If we were to look out across the city of the Church with spiritual eyes, from a distance we would see a massive, sprawling metropolis; a place full of people and movement and excitement. However, move but a bit closer and the metropolis is seen to be nothing more than an unfinished city. Here and there there are houses, offices, and skyscrapers that have been only partially built. See, a house with no roof or doorway; another with only three walls and no furnishings; another with only the framework set up, scaffolding abandoned in the yard. Or look to the downtown, where a large office building is full or furniture soaked and rotting due to the lack of siding. Yet still the inhabitants live as if all is well, wondering why they are battered by the storms that pass and why the houses they have built shirt upon their foundations. Occasionally there is a building that collapses and crushes a number of the people living there due to a lack of care in the construction.
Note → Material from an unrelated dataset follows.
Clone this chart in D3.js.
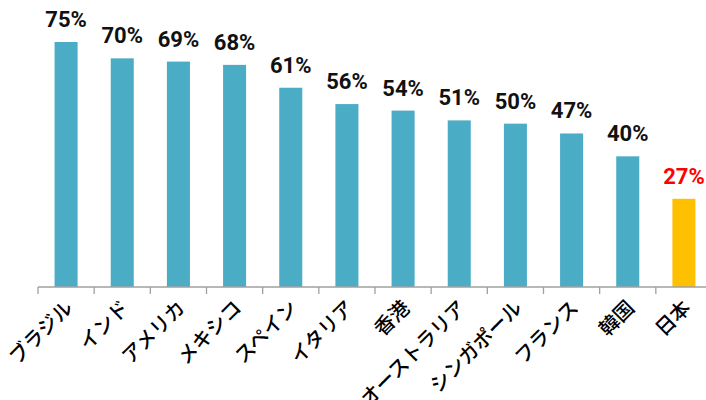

In fact, not long past nearly 50 were killed when a cathedral collapsed and they were buried beneath it. It was found that
the supports and beams had been held together by only glue and string rather than screws or nails. The day after that sad event an elderly woman’s doorway collapsed and she has used her window to exit the building for the last several weeks. All of this the people chalk up to the dangers of life and live on, mourning the losses but never heeding the cause.
What would your reaction be to such a city? Would you laugh and mock them for their foolishness in not improving the place? Perhaps weep at their blindness and its cost? Or would your anger flare up at such reckless living? And what if you were a citizen there? What then, oh men and women of the church, for surely that is your city! Here you reside and here you spend your life. What shall you do when you see the estate of your beloved home?
Many of you are the ones in those half-completed homes. Some have barely escaped the collapse of home or church and have come away severely wounded. Others, blessed few, dwell in those rare completed dwellings. What are you to do, who are in this city? You cannot flee it and begin anew somewhere else! All the rest of the earth is a wasteland full with death and darkness. Oh how many have been lost as they left these walls, crumbling though they are!
But let us step back for a moment and ask how this city was brought to such a low estate.
Once, some time long past, it was nothing more than a small village of a few humble but sturdy cottages in which lived a small group of people who followed the example of their founder. Theirs was a simple yet joyful existence and people were added to their numbers daily, drawn by the love and the fellowship amongst the brothers and sisters who dwelt there.
Over time the village grew and gained popularity as a place to stop by. More and more came as it became a town and eventually a growing city, yet somewhere along the way many things were cast aside and forgotten. Some decided to ignore the rules laid out by the master as to the materials to use when building, thinking that gold and fine jewels to be far too expensive (1 Corinthians 3:10-15). Others built on spots that had been previously forbidden due to impurities the master had seen in the earth there. Still others built by their own strength and will, ignoring the edict that no building would be allowed to stand whose construction had not been overseen by the Chief Foreman. Many began to build without planning for the time and cost of the construction, and so were left with only partial shelters. (Luke 14:28-29) At first these practices were frowned upon and a number of people were cast out until they would abide by the law, but eventually prominent people in the communities began to petition their fellow citizens to allow some bending of the rules to enable merchants to set up shops that would sell goods that had previously been unavailable. They succeeded in convincing the majority of the city’s inhabitants that the rules had been meant as general guidelines, and slowly it became a normal thing to see a family constructing a home on the edge of the nearby swampland or a young man building a particularly large home only to run out of resources and be left with a half-constructed and rickety shelter.
Do you understand this analogy, my brothers and sisters? Oh, I pray you do! This is the state of the church today; we are a city made up of half-made buildings built upon shifting foundations and we wonder why it is that we see so many of the church’s leaders falling into terrible sin. We are amazed at how easily people turn from God when trouble enters their lives, we balk at the statistics that say we are no different than the world around us, and we wonder why it is that there are so many who mock us. Look about you! Do you not see the state the church is in? Christ himself declared, “For which of you, desiring to build a tower, does not first sit down and count the cost, whether he has enough to complete it? Otherwise, when he has laid a foundation and is not able to finish, all who see it begin to mock him, saying, ‘This man began to build and was not able to finish.’
It should come as no surprise to hear of churches collapsing or splitting if their foundations are not Christ, their timber not the Gospel, and their walls, roofs, and floors not faith, hope, and love. And how will home or office stand if the Word of God is not the nails which holds it together? What a wretched estate! We have forgotten and scorned the words and commands of him who founded this great city by His very blood. Return, oh church, return! Be as Israel when the scrolls of the law where found and read and the people repented with great weeping and fasting! We may yet restore this city to the glory befitting its king.